Musk's company is perceived as "tech-y" and therefore any savvy auto analyst is going to want his or her name attached to a stock that actually rises occasionally. Of course, tech-y Tesla couldn't even get the most basic autonomous driving technology, Automated Emergency Braking (AEB,) on new models for the past six months, while, as Consumer Reports noted, Toyota proceeds AEB on the entry-level Corolla, but, hey, that's just a detail.

But let's go back to the old-fashioned car makers. The slide in Ford's earnings presentation describing automotive key metrics is incredibly telling. It's like a Murderer's Row of bad news.

  • Worldwide Wholesales: down 1%
  • Global Market Share: down 30 basis points
  • Automotive Operating Margin: down a whopping 440 basis points.
  • Automotive Pretax Income: down 43% to $1.965 billion

GM's comparisons are easier, since that company didn't have a new version of its highest-volume product (The F-Series for Ford) in the first quarter of 2016. Really, though, the Big Two face the same existential problem that is noted in an earlier slide in Ford's presentation. Ford has $28 billion in automotive cash. That is money that is being held in the manufacturing business (so, it excludes Ford Motor Credit's balance sheet).

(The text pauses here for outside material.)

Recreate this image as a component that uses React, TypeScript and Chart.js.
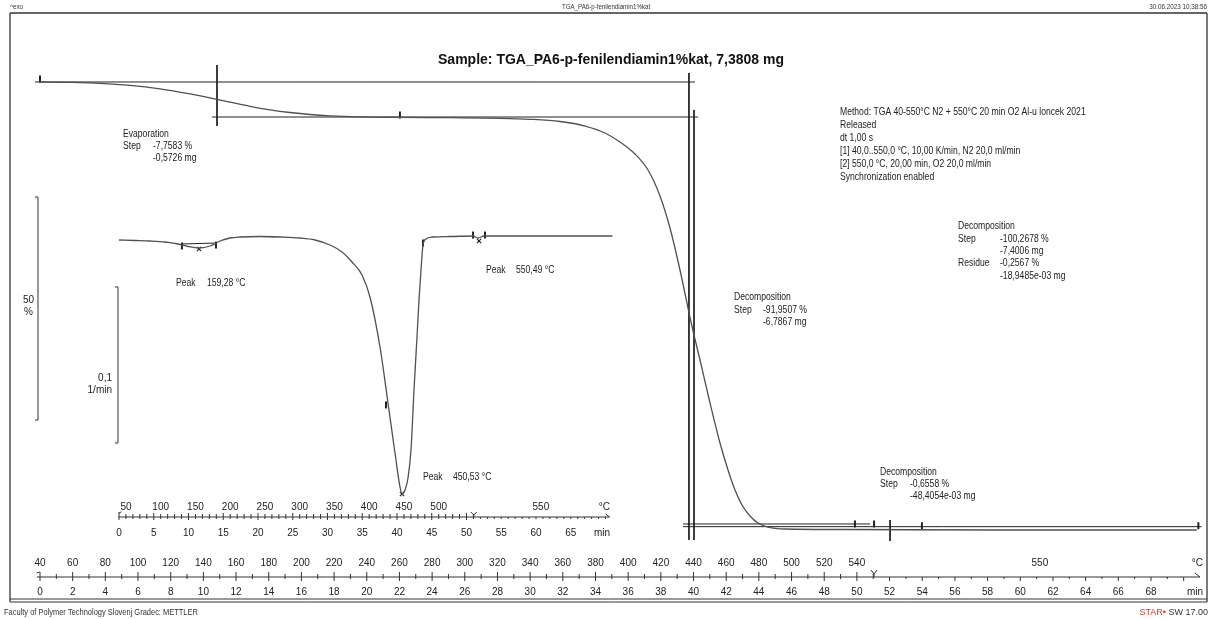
import React, { useEffect, useRef } from "react";
import { Chart, registerables } from "chart.js";
Chart.register(...registerables);

// ---------- data ----------
const tgaTime = [0, 1.836, 3.672, 5.509, 7.345, 9.181, 10.405, 11.629, 12.853, 14.078, 15.302, 16.526, 17.75, 19.586, 22.035, 25.095, 28.155, 29.991, 31.828, 33.358, 34.582, 35.5, 36.418, 37.214, 37.948, 38.56, 39.172, 39.846, 40.397, 41.009, 41.621, 42.11, 42.539, 42.967, 43.457, 43.946, 44.559, 45.599, 49.578, 58.759, 70.8];
const tgaMass = [100, 99.91, 99.71, 99.26, 98.48, 97.35, 96.46, 95.47, 94.55, 93.77, 93.16, 92.71, 92.42, 92.2, 92.08, 91.99, 91.86, 91.64, 91.14, 90.13, 88.57, 86.55, 83.86, 80.27, 74.44, 67.26, 57.85, 46.19, 37.67, 28.03, 19.06, 13.0, 8.52, 5.16, 2.69, 1.12, 0.22, -0.22, -0.34, -0.45, -0.45];

const dtgTime = [0, 2.302, 4.46, 6.619, 8.489, 9.928, 11.511, 13.094, 14.532, 15.971, 17.41, 20.288, 23.165, 26.043, 28.201, 30.36, 32.086, 33.525, 34.964, 36.115, 37.554, 38.705, 39.712, 40.432, 40.719, 41.151, 41.583, 42.014, 42.446, 42.878, 43.165, 43.453, 43.741, 44.173, 45.036, 47.626, 50.935, 51.655, 52.518, 57.698, 71.0];
const dtgRate = [-0.00256, -0.00288, -0.00321, -0.00385, -0.00513, -0.00673, -0.00769, -0.00641, -0.00321, -0.00128, -0.00064, -0.00032, -0.00064, -0.00128, -0.00256, -0.00577, -0.01026, -0.01667, -0.025, -0.0391, -0.07115, -0.10705, -0.1391, -0.1609, -0.16538, -0.16282, -0.15513, -0.13718, -0.09872, -0.06474, -0.04103, -0.02179, -0.00577, -0.00192, -0.00064, -0.00032, 0, -0.00128, 0, 0, 0];

// main axis tick labels
const minuteLabels = [0, 2, 4, 6, 8, 10, 12, 14, 16, 18, 20, 22, 24, 26, 28, 30, 32, 34, 36, 38, 40, 42, 44, 46, 48, 50, 52, 54, 56, 58, 60, 62, 64, 66, 68];
const tempLabels = ["40", "60", "80", "100", "120", "140", "160", "180", "200", "220", "240", "260", "280", "300", "320", "340", "360", "380", "400", "420", "440", "460", "480", "500", "520", "540", "550"];
const tempLabelMinutes = [0, 2, 4, 6, 8, 10, 12, 14, 16, 18, 20, 22, 24, 26, 28, 30, 32, 34, 36, 38, 40, 42, 44, 46, 48, 50, 61.2];

// inset axis tick labels
const insetMinuteLabels = [0, 5, 10, 15, 20, 25, 30, 35, 40, 45, 50, 55, 60, 65];
const insetTempLabels = ["50", "100", "150", "200", "250", "300", "350", "400", "450", "500", "550"];
const insetTempMinutes = [1, 6, 11, 16, 21, 26, 31, 36, 41, 46, 60.7];

// evaluation lines (min, %)
const evapUpperLine = [{ x: -0.306, y: 100 }, { x: 40.09, y: 100 }];
const evapLowerLine = [{ x: 10.53, y: 92.15 }, { x: 40.27, y: 92.15 }];
const evapVertLine = [{ x: 10.834, y: 103.81 }, { x: 10.834, y: 90.13 }];
const decompVertA = [{ x: 39.72, y: 102.02 }, { x: 39.72, y: -2.69 }];
const decompVertB = [{ x: 40.03, y: 93.72 }, { x: 40.03, y: -2.69 }];
const residueLineA = [{ x: 39.36, y: 0.9 }, { x: 50.8, y: 0.9 }];
const residueLineB = [{ x: 39.36, y: 0.3 }, { x: 71.1, y: 0.3 }];
const step3Vert = [{ x: 52.03, y: 1.79 }, { x: 52.03, y: -2.91 }];

// markers
const tgaMarkers = [{ x: 0, y: 100.7 }, { x: 22.03, y: 92.6 }, { x: 49.88, y: 0.9 }, { x: 51.05, y: 0.9 }, { x: 53.98, y: 0.5 }, { x: 70.9, y: 0.5 }];
const dtgBarMarkers = [{ x: 9.06, y: -0.0064 }, { x: 13.96, y: -0.0058 }, { x: 38.42, y: -0.1083 }, { x: 43.74, y: -0.0045 }, { x: 50.94, y: 0.0006 }, { x: 52.66, y: 0.0006 }];
const dtgCrossMarkers = [{ x: 11.51, y: -0.0083 }, { x: 40.72, y: -0.1654 }, { x: 51.8, y: -0.0032 }];
const dtgPeakBaseline = [{ x: 9.06, y: -0.0051 }, { x: 13.96, y: -0.0045 }];

// scale bars
const massBar = [74.22, 24.22];
const rateBar = [-0.03269, -0.13269];

// ---------- styling ----------
const W = 1212;
const H = 619;
const SANS = "'Liberation Sans', Arial, sans-serif";
const CURVE = "#505050";
const INK = "#222222";
const SQUEEZE = 0.86;

function pts(xs: number[], ys: number[]) {
  return xs.map((x, i) => ({ x, y: ys[i] }));
}

function lineDs(data: any[], xAxisID = "x", yAxisID = "y") {
  return {
    data,
    xAxisID,
    yAxisID,
    borderColor: INK,
    borderWidth: 1,
    pointRadius: 0,
    tension: 0,
    clip: false as any,
  };
}

const drawPlugin = {
  id: "mettlerDecor",
  beforeDraw(chart: any) {
    const ctx = chart.ctx;
    ctx.save();
    ctx.fillStyle = "#ffffff";
    ctx.fillRect(0, 0, W, H);
    ctx.restore();
  },
  afterDraw(chart: any) {
    const ctx: CanvasRenderingContext2D = chart.ctx;
    const xs = chart.scales.x;
    const ys = chart.scales.y;
    const x2 = chart.scales.x2;
    const y2 = chart.scales.y2;
    const area = chart.chartArea;

    const line = (a: number, b: number, c: number, d: number) => {
      ctx.beginPath();
      ctx.moveTo(a, b);
      ctx.lineTo(c, d);
      ctx.stroke();
    };
    const text = (
      s: string,
      x: number,
      y: number,
      align: CanvasTextAlign = "left",
      font = `10px ${SANS}`,
      color = INK,
      sx = 1
    ) => {
      ctx.save();
      ctx.font = font;
      ctx.fillStyle = color;
      ctx.textAlign = align;
      ctx.textBaseline = "middle";
      ctx.translate(x, y);
      ctx.scale(sx, 1);
      ctx.fillText(s, 0, 0);
      ctx.restore();
    };
    const note = (s: string, x: number, y: number) => text(s, x, y, "left", `10px ${SANS}`, INK, SQUEEZE);

    ctx.save();
    // frame
    ctx.strokeStyle = "#333";
    ctx.lineWidth = 1.3;
    line(10, 13, 1207, 13);
    line(10, 13, 10, 602);
    line(1207, 13, 1207, 602);
    ctx.lineWidth = 1;
    line(10, 599, 1207, 599);
    line(10, 602, 1207, 602);

    // header / footer
    text("^exo", 10, 7, "left", `7px ${SANS}`, "#333", 0.9);
    text("TGA_PA6-p-fenilendiamin1%kat", 606, 7, "center", `7px ${SANS}`, "#333", 0.88);
    text("30.06.2023 10:38:56", 1207, 7, "right", `7px ${SANS}`, "#333", 0.9);
    text("Faculty of Polymer Technology Slovenj Gradec: METTLER", 4, 613, "left", `9px ${SANS}`, "#333", 0.83);
    ctx.font = `9px ${SANS}`;
    const swW = ctx.measureText(" SW 17.00").width;
    text(" SW 17.00", 1208, 613, "right", `9px ${SANS}`, "#333");
    text("STAR\u2022", 1208 - swW, 613, "right", `9px ${SANS}`, "#e0302a");

    // title
    text("Sample: TGA_PA6-p-fenilendiamin1%kat, 7,3808 mg", 611, 60, "center", `bold 14px ${SANS}`, "#111");

    // ---- main axis ----
    ctx.strokeStyle = "#333";
    ctx.lineWidth = 1;
    const yA = area.bottom;
    const xs0 = xs.getPixelForValue(-0.2);
    const xsEnd = xs.getPixelForValue(71);
    line(xs0, yA, xsEnd, yA);
    line(xsEnd - 5, yA - 4, xsEnd, yA);
    for (let m = 0; m <= 70; m++) {
      const px = xs.getPixelForValue(m);
      const major = m % 2 === 0;
      if (m <= 51) {
        line(px, yA - (major ? 5 : 3), px, yA + (major ? 4 : 2));
      } else {
        line(px, yA, px, yA + (major ? 4 : 2));
      }
    }
    line(xs0, yA - 4, xs0 + 3, yA - 5);
    const yMark = xs.getPixelForValue(51.05);
    line(yMark, yA, yMark, yA - 3);
    line(yMark, yA - 3, yMark - 3, yA - 7);
    line(yMark, yA - 3, yMark + 3, yA - 7);

    minuteLabels.forEach((m) => text(String(m), xs.getPixelForValue(m), yA + 15, "center", `10px ${SANS}`));
    text("min", 1203, yA + 15, "right", `10px ${SANS}`);
    tempLabels.forEach((t, i) => text(t, xs.getPixelForValue(tempLabelMinutes[i]), yA - 14, "center", `10px ${SANS}`));
    text("\u00B0C", 1203, yA - 14, "right", `10px ${SANS}`);

    // ---- inset axis ----
    const yI = y2.getPixelForValue(-0.18013);
    const xi0 = x2.getPixelForValue(-0.1);
    const xiEnd = x2.getPixelForValue(70.6);
    line(xi0, yI, xiEnd, yI);
    line(xiEnd - 4, yI - 3, xiEnd, yI);
    for (let m = 0; m <= 70; m++) {
      const px = x2.getPixelForValue(m);
      const major = m % 5 === 0;
      if (m <= 51) line(px, yI - (major ? 4 : 3), px, yI + (major ? 3 : 2));
      else line(px, yI, px, yI + 2);
    }
    line(xi0, yI - 4, xi0 + 3, yI - 5);
    const yMarkI = x2.getPixelForValue(51.05);
    line(yMarkI, yI, yMarkI, yI - 2);
    line(yMarkI, yI - 2, yMarkI - 3, yI - 5);
    line(yMarkI, yI - 2, yMarkI + 3, yI - 5);

    insetMinuteLabels.forEach((m) => text(String(m), x2.getPixelForValue(m), yI + 16, "center", `10px ${SANS}`));
    text("min", 610, yI + 16, "right", `10px ${SANS}`);
    insetTempLabels.forEach((t, i) => text(t, x2.getPixelForValue(insetTempMinutes[i]), yI - 10, "center", `10px ${SANS}`));
    text("\u00B0C", 610, yI - 10, "right", `10px ${SANS}`);

    // ---- scale bars ----
    ctx.strokeStyle = "#555";
    ctx.lineWidth = 1.2;
    const mTop = ys.getPixelForValue(massBar[0]);
    const mBot = ys.getPixelForValue(massBar[1]);
    line(38, mTop, 38, mBot);
    line(35, mTop, 38, mTop);
    line(35, mBot, 38, mBot);
    const rTop = y2.getPixelForValue(rateBar[0]);
    const rBot = y2.getPixelForValue(rateBar[1]);
    line(118, rTop, 118, rBot);
    line(115, rTop, 118, rTop);
    line(115, rBot, 118, rBot);
    text("50", 34, (mTop + mBot) / 2 - 8, "right", `10px ${SANS}`);
    text("%", 33, (mTop + mBot) / 2 + 4, "right", `10px ${SANS}`);
    text("0,1", 112, (rTop + rBot) / 2 + 13, "right", `10px ${SANS}`);
    text("1/min", 112, (rTop + rBot) / 2 + 25, "right", `10px ${SANS}`);

    // ---- annotation texts ----
    note("Evaporation", 123, 134);
    note("Step", 123, 146);
    note("-7,7583 %", 153, 146);
    note("-0,5726 mg", 153, 158);

    note("Peak", 176, 283);
    note("159,28 \u00B0C", 207, 283);
    note("Peak", 486, 270);
    note("550,49 \u00B0C", 516, 270);
    note("Peak", 423, 477);
    note("450,53 \u00B0C", 453, 477);

    note("Decomposition", 734, 297);
    note("Step", 734, 310);
    note("-91,9507 %", 763, 310);
    note("-6,7867 mg", 763, 322);

    const method = [
      "Method: TGA 40-550\u00B0C N2 + 550\u00B0C 20 min O2 Al-u loncek 2021",
      "Released",
      "dt 1,00 s",
      "[1] 40,0..550,0 \u00B0C, 10,00 K/min, N2 20,0 ml/min",
      "[2] 550,0 \u00B0C, 20,00 min, O2 20,0 ml/min",
      "Synchronization enabled",
    ];
    method.forEach((s, i) => note(s, 840, 112 + i * 13));

    note("Decomposition", 958, 226);
    note("Step", 958, 239);
    note("-100,2678 %", 1000, 239);
    note("-7,4006 mg", 1000, 251);
    note("Residue", 958, 263);
    note("-0,2567 %", 1000, 263);
    note("-18,9485e-03 mg", 1000, 276);

    note("Decomposition", 880, 472);
    note("Step", 880, 484);
    note("-0,6558 %", 910, 484);
    note("-48,4054e-03 mg", 910, 496);

    ctx.restore();
  },
};

export default function App() {
  const ref = useRef<HTMLCanvasElement>(null);
  useEffect(() => {
    const canvas = ref.current;
    if (!canvas) return;
    const markerBase = {
      showLine: false,
      pointStyle: "line",
      pointRotation: 90,
      pointRadius: 3.5,
      pointBorderWidth: 2,
      pointBorderColor: INK,
      pointBackgroundColor: INK,
      borderColor: INK,
      clip: false as any,
    };
    const chart = new Chart(canvas, {
      type: "line",
      data: {
        datasets: [
          {
            data: pts(tgaTime, tgaMass),
            xAxisID: "x",
            yAxisID: "y",
            borderColor: CURVE,
            borderWidth: 1.3,
            pointRadius: 0,
            cubicInterpolationMode: "monotone",
            clip: false as any,
          },
          {
            data: pts(dtgTime, dtgRate),
            xAxisID: "x2",
            yAxisID: "y2",
            borderColor: CURVE,
            borderWidth: 1.3,
            pointRadius: 0,
            cubicInterpolationMode: "monotone",
            clip: false as any,
          },
          lineDs(evapUpperLine),
          lineDs(evapLowerLine),
          lineDs(evapVertLine),
          lineDs(decompVertA),
          lineDs(decompVertB),
          lineDs(residueLineA),
          lineDs(residueLineB),
          lineDs(step3Vert),
          lineDs(dtgPeakBaseline, "x2", "y2"),
          { ...markerBase, data: tgaMarkers, xAxisID: "x", yAxisID: "y" },
          { ...markerBase, data: dtgBarMarkers, xAxisID: "x2", yAxisID: "y2" },
          {
            ...markerBase,
            data: dtgCrossMarkers,
            xAxisID: "x2",
            yAxisID: "y2",
            pointStyle: "crossRot",
            pointRotation: 0,
            pointRadius: 3,
            pointBorderWidth: 1.2,
          },
        ] as any,
      },
      options: {
        animation: false,
        responsive: false,
        devicePixelRatio: 1,
        layout: { padding: { left: 40, right: 12, top: 30, bottom: 42 } },
        scales: {
          x: { type: "linear", axis: "x", display: false, min: 0, max: 71 },
          y: { type: "linear", axis: "y", display: false, min: -10.987, max: 111.659 },
          x2: { type: "linear", axis: "x", display: false, min: -11.367, max: 155.54 },
          y2: { type: "linear", axis: "y", display: false, min: -0.21859, max: 0.13205 },
        } as any,
        plugins: {
          legend: { display: false },
          tooltip: { enabled: false },
        },
        events: [],
      },
      plugins: [drawPlugin],
    });
    return () => chart.destroy();
  }, []);
  return (
    <div style={{ position: "fixed", left: 0, top: 0, width: W, height: H, background: "#fff" }}>
      <canvas ref={ref} width={W} height={H} style={{ display: "block", width: W, height: H }} />
    </div>
  );
}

That $28 billion cash hoard represents 61% of Ford's market capitalization. Amazing. If you think that the equity markets are giving Ford any credit for that low-earning asset, though, you are just not paying attention. Musk certainly doesn't have that problem, but Tesla's inflated valuation allows him to find his business via equity offerings.

So, Ford's veteran CFO, Bob Shanks, has a mountain of liquidity to ensure the company never again has to mortgage its Blue Oval trademark, as it did in 2009. So what? The market is as scared of "another Lehman" as it is scared of consistently paying cycle-high multiples for companies that -- unlike Ford -- do not consistently produce high-quality cash-enhancing earnings. It just doesn't matter.

So, hopefully that was not too depressing. Owing to my background, though, I am constantly asked "when should I buy Ford and GM stock?" The answer is: not now. Unfortunately, these stocks are irrelevant in a period of robust sales -- "Peak Auto" -- and are destined to underperform the broad market indices.